**Written instruction**
What follows is a set of entries. Repeat them exactly, but not their pictures.

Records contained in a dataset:
-- -- --

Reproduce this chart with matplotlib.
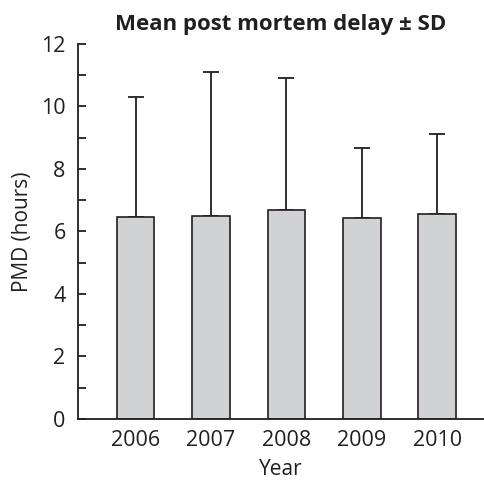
import numpy as np
import matplotlib.pyplot as plt

plt.rcParams['font.family'] = ['Open Sans', 'DejaVu Sans']

years = ['2006', '2007', '2008', '2009', '2010']
mean_pmd = [6.45, 6.50, 6.69, 6.44, 6.55]
sd_pmd = [3.84, 4.60, 4.21, 2.22, 2.58]

ink = '#231f20'

fig = plt.figure(figsize=(4.85, 4.86), dpi=100)
ax = fig.add_axes([0.161, 0.138, 0.837, 0.7715])

x = np.arange(len(years))
ax.bar(x, mean_pmd, width=0.5, color='#d1d2d4', edgecolor=ink, linewidth=1.2, zorder=2)
ax.errorbar(x, mean_pmd, yerr=[np.zeros(len(x)), sd_pmd], fmt='none',
            ecolor=ink, elinewidth=1.3, capsize=5.8, capthick=1.3, zorder=1)

ax.set_xlim(-0.763, 4.62)
ax.set_ylim(0, 12)
ax.set_yticks(range(0, 13, 2))
ax.set_yticks(range(1, 12, 2), minor=True)
ax.set_xticks(x)
ax.set_xticklabels(years)

for side in ('top', 'right'):
    ax.spines[side].set_visible(False)
for side in ('left', 'bottom'):
    ax.spines[side].set_color(ink)
    ax.spines[side].set_linewidth(1.3)

ax.tick_params(axis='y', which='both', direction='in', length=6, width=1.3,
               color=ink, labelsize=15.5, labelcolor=ink, pad=9)
ax.tick_params(axis='x', length=0, labelsize=15.5, labelcolor=ink, pad=8)

ax.set_xlabel('Year', fontsize=15, color=ink, labelpad=6)
ax.set_ylabel('PMD (hours)', fontsize=15, color=ink, labelpad=6)
ax.set_title('Mean post mortem delay ± SD', fontsize=16, fontweight='bold',
             color=ink, pad=10)

fig.savefig('out.png', dpi=100)
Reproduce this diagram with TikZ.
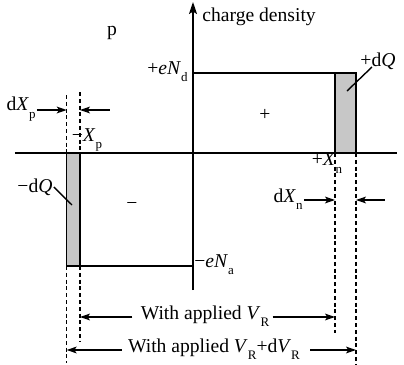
\documentclass[tikz,border=0pt]{standalone}
\usepackage{fontspec}
\setmainfont{Liberation Serif}
\usetikzlibrary{arrows.meta}
\newcommand\lsub[1]{\raisebox{-0.8ex}{\fontsize{6.5}{7}\selectfont #1}}
\begin{document}
\begin{tikzpicture}[x=0.5pt,y=-0.5pt,
  solid line/.style={line width=0.7pt},
  dash line/.style={line width=0.75pt,dash pattern=on 2pt off 1.4pt},
  dim arrow/.style={line width=0.7pt,-{Stealth[length=5pt,width=3.4pt,inset=1.2pt]}},
  lbl/.style={inner sep=0pt,font=\fontsize{9.8}{11}\selectfont},
  band/.style={fill=black!22,draw=black,line width=0.7pt}]
\useasboundingbox (0,0) rectangle (404,365);
% coordinates
\coordinate (axL) at (15,153);
\coordinate (axR) at (397,153);
\coordinate (axB) at (193,290);
\coordinate (axT) at (193,2);
% shaded bands
\draw[band] (335,73) rectangle (356,153);
\draw[band] (66.7,153) rectangle (80,266);
% rectangles
\draw[solid line] (193,73) -- (335,73) -- (335,153);
\draw[solid line] (80,153) -- (80,266);
\draw[solid line] (66.7,266) -- (193,266);
% axes
\draw[solid line] (axL) -- (axR);
\draw[solid line,-{Stealth[length=6pt,width=4pt,inset=1.2pt]}] (axB) -- (axT);
% dashed lines
\coordinate (pa1) at (66.7,95);  \coordinate (pa2) at (66.7,153);
\coordinate (pa3) at (66.7,266); \coordinate (pa4) at (66.7,363);
\coordinate (pb1) at (80,92);    \coordinate (pb2) at (80,153);
\coordinate (pb3) at (80,266);   \coordinate (pb4) at (80,342);
\coordinate (na1) at (335,153);  \coordinate (na2) at (335,333);
\coordinate (nb1) at (356,153);  \coordinate (nb2) at (356,365);
\draw[dash line] (pa1) -- (pa2) (pa3) -- (pa4);
\draw[dash line] (pb1) -- (pb2) (pb3) -- (pb4);
\draw[dash line] (na1) -- (na2);
\draw[dash line] (nb1) -- (nb2);
% labels
\node[lbl] (p) at (112,33) {p};
\node[lbl,anchor=west] (cd) at (202,17) {charge density};
\node[lbl,anchor=east] (eNd) at (188,72) {+\textit{eN}\lsub{d}};
\node[lbl] (dQp) at (378,61) {+d\textit{Q}};
\node[lbl] (plus) at (265,115) {+};
\node[lbl] (Xn) at (327,163) {+\textit{X}\lsub{n}};
\node[lbl,anchor=east] (dXn) at (303,199) {d\textit{X}\lsub{n}};
\node[lbl,anchor=west] (eNa) at (194,265) {−\textit{eN}\lsub{a}};
\node[lbl] (dQm) at (35,187) {−d\textit{Q}};
\node[lbl] (minus) at (132,206) {−};
\node[lbl,anchor=east] (dXp) at (36,109) {d\textit{X}\lsub{p}};
\node[lbl] (Xp) at (87,140) {−\textit{X}\lsub{p}};
\node[lbl] (wa1) at (205,316) {With applied \textit{V}\lsub{R}};
\node[lbl] (wa2) at (214,349) {With applied \textit{V}\lsub{R}+d\textit{V}\lsub{R}};
% leader lines
\coordinate (lq1) at (347,91);
\coordinate (lq1s) at (372,67);
\coordinate (lq2) at (72,205);
\draw[solid line] (lq1s) -- (lq1);
\draw[solid line] (dQm.east) ++(1,0) coordinate (lq2s) -- (lq2);
% dimension arrows
\coordinate (d1) at (66.7,110); \coordinate (d2) at (80,110); \coordinate (d3) at (110,110);
\draw[dim arrow] (dXp.east) ++(1,1) coordinate (d0) -- (d1);
\draw[dim arrow] (d3) -- (d2);
\coordinate (e1) at (335,200); \coordinate (e2) at (356,200); \coordinate (e3) at (385,200);
\draw[dim arrow] (dXn.east) ++(1,1) coordinate (e0) -- (e1);
\draw[dim arrow] (e3) -- (e2);
\coordinate (f1) at (80,317); \coordinate (f2) at (335,317);
\draw[dim arrow] (wa1.west) ++(-8,1) coordinate (f0) -- (f1);
\draw[dim arrow] (wa1.east) ++(3,1) coordinate (f3) -- (f2);
\coordinate (g1) at (66.7,350); \coordinate (g2) at (356,350);
\draw[dim arrow] (wa2.west) ++(-6,1) coordinate (g0) -- (g1);
\draw[dim arrow] (wa2.east) ++(10,1) coordinate (g3) -- (g2);
\end{tikzpicture}
\end{document}
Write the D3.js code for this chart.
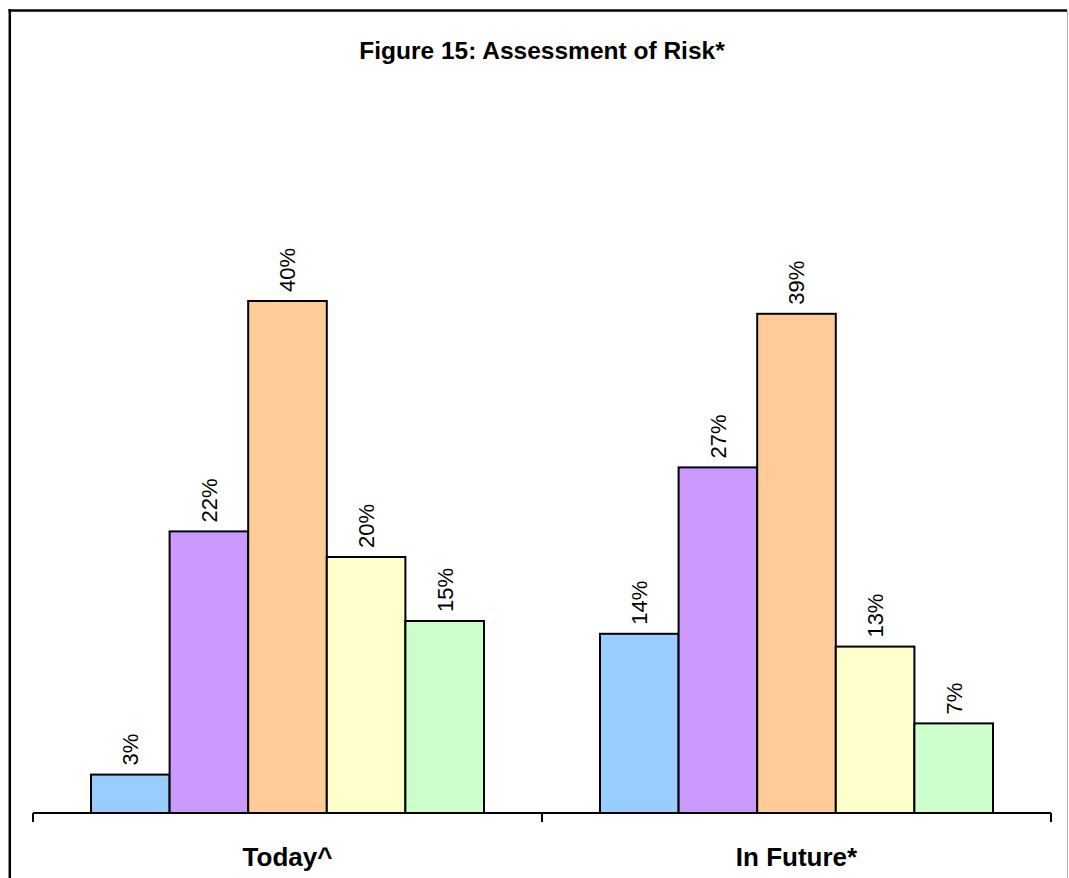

-- -- --

**Result of this task**
Reproduce this chart with matplotlib.
import numpy as np
import matplotlib.pyplot as plt

plt.rcParams['font.family'] = ['Open Sans', 'DejaVu Sans']

years = ['2006', '2007', '2008', '2009', '2010']
mean_pmd = [6.45, 6.50, 6.69, 6.44, 6.55]
sd_pmd = [3.84, 4.60, 4.21, 2.22, 2.58]

ink = '#231f20'

fig = plt.figure(figsize=(4.85, 4.86), dpi=100)
ax = fig.add_axes([0.161, 0.138, 0.837, 0.7715])

x = np.arange(len(years))
ax.bar(x, mean_pmd, width=0.5, color='#d1d2d4', edgecolor=ink, linewidth=1.2, zorder=2)
ax.errorbar(x, mean_pmd, yerr=[np.zeros(len(x)), sd_pmd], fmt='none',
            ecolor=ink, elinewidth=1.3, capsize=5.8, capthick=1.3, zorder=1)

ax.set_xlim(-0.763, 4.62)
ax.set_ylim(0, 12)
ax.set_yticks(range(0, 13, 2))
ax.set_yticks(range(1, 12, 2), minor=True)
ax.set_xticks(x)
ax.set_xticklabels(years)

for side in ('top', 'right'):
    ax.spines[side].set_visible(False)
for side in ('left', 'bottom'):
    ax.spines[side].set_color(ink)
    ax.spines[side].set_linewidth(1.3)

ax.tick_params(axis='y', which='both', direction='in', length=6, width=1.3,
               color=ink, labelsize=15.5, labelcolor=ink, pad=9)
ax.tick_params(axis='x', length=0, labelsize=15.5, labelcolor=ink, pad=8)

ax.set_xlabel('Year', fontsize=15, color=ink, labelpad=6)
ax.set_ylabel('PMD (hours)', fontsize=15, color=ink, labelpad=6)
ax.set_title('Mean post mortem delay ± SD', fontsize=16, fontweight='bold',
             color=ink, pad=10)

fig.savefig('out.png', dpi=100)
Reproduce this diagram with TikZ.
\documentclass[tikz,border=0pt]{standalone}
\usepackage{fontspec}
\setmainfont{Liberation Serif}
\usetikzlibrary{arrows.meta}
\newcommand\lsub[1]{\raisebox{-0.8ex}{\fontsize{6.5}{7}\selectfont #1}}
\begin{document}
\begin{tikzpicture}[x=0.5pt,y=-0.5pt,
  solid line/.style={line width=0.7pt},
  dash line/.style={line width=0.75pt,dash pattern=on 2pt off 1.4pt},
  dim arrow/.style={line width=0.7pt,-{Stealth[length=5pt,width=3.4pt,inset=1.2pt]}},
  lbl/.style={inner sep=0pt,font=\fontsize{9.8}{11}\selectfont},
  band/.style={fill=black!22,draw=black,line width=0.7pt}]
\useasboundingbox (0,0) rectangle (404,365);
% coordinates
\coordinate (axL) at (15,153);
\coordinate (axR) at (397,153);
\coordinate (axB) at (193,290);
\coordinate (axT) at (193,2);
% shaded bands
\draw[band] (335,73) rectangle (356,153);
\draw[band] (66.7,153) rectangle (80,266);
% rectangles
\draw[solid line] (193,73) -- (335,73) -- (335,153);
\draw[solid line] (80,153) -- (80,266);
\draw[solid line] (66.7,266) -- (193,266);
% axes
\draw[solid line] (axL) -- (axR);
\draw[solid line,-{Stealth[length=6pt,width=4pt,inset=1.2pt]}] (axB) -- (axT);
% dashed lines
\coordinate (pa1) at (66.7,95);  \coordinate (pa2) at (66.7,153);
\coordinate (pa3) at (66.7,266); \coordinate (pa4) at (66.7,363);
\coordinate (pb1) at (80,92);    \coordinate (pb2) at (80,153);
\coordinate (pb3) at (80,266);   \coordinate (pb4) at (80,342);
\coordinate (na1) at (335,153);  \coordinate (na2) at (335,333);
\coordinate (nb1) at (356,153);  \coordinate (nb2) at (356,365);
\draw[dash line] (pa1) -- (pa2) (pa3) -- (pa4);
\draw[dash line] (pb1) -- (pb2) (pb3) -- (pb4);
\draw[dash line] (na1) -- (na2);
\draw[dash line] (nb1) -- (nb2);
% labels
\node[lbl] (p) at (112,33) {p};
\node[lbl,anchor=west] (cd) at (202,17) {charge density};
\node[lbl,anchor=east] (eNd) at (188,72) {+\textit{eN}\lsub{d}};
\node[lbl] (dQp) at (378,61) {+d\textit{Q}};
\node[lbl] (plus) at (265,115) {+};
\node[lbl] (Xn) at (327,163) {+\textit{X}\lsub{n}};
\node[lbl,anchor=east] (dXn) at (303,199) {d\textit{X}\lsub{n}};
\node[lbl,anchor=west] (eNa) at (194,265) {−\textit{eN}\lsub{a}};
\node[lbl] (dQm) at (35,187) {−d\textit{Q}};
\node[lbl] (minus) at (132,206) {−};
\node[lbl,anchor=east] (dXp) at (36,109) {d\textit{X}\lsub{p}};
\node[lbl] (Xp) at (87,140) {−\textit{X}\lsub{p}};
\node[lbl] (wa1) at (205,316) {With applied \textit{V}\lsub{R}};
\node[lbl] (wa2) at (214,349) {With applied \textit{V}\lsub{R}+d\textit{V}\lsub{R}};
% leader lines
\coordinate (lq1) at (347,91);
\coordinate (lq1s) at (372,67);
\coordinate (lq2) at (72,205);
\draw[solid line] (lq1s) -- (lq1);
\draw[solid line] (dQm.east) ++(1,0) coordinate (lq2s) -- (lq2);
% dimension arrows
\coordinate (d1) at (66.7,110); \coordinate (d2) at (80,110); \coordinate (d3) at (110,110);
\draw[dim arrow] (dXp.east) ++(1,1) coordinate (d0) -- (d1);
\draw[dim arrow] (d3) -- (d2);
\coordinate (e1) at (335,200); \coordinate (e2) at (356,200); \coordinate (e3) at (385,200);
\draw[dim arrow] (dXn.east) ++(1,1) coordinate (e0) -- (e1);
\draw[dim arrow] (e3) -- (e2);
\coordinate (f1) at (80,317); \coordinate (f2) at (335,317);
\draw[dim arrow] (wa1.west) ++(-8,1) coordinate (f0) -- (f1);
\draw[dim arrow] (wa1.east) ++(3,1) coordinate (f3) -- (f2);
\coordinate (g1) at (66.7,350); \coordinate (g2) at (356,350);
\draw[dim arrow] (wa2.west) ++(-6,1) coordinate (g0) -- (g1);
\draw[dim arrow] (wa2.east) ++(10,1) coordinate (g3) -- (g2);
\end{tikzpicture}
\end{document}
Write the D3.js code for this chart.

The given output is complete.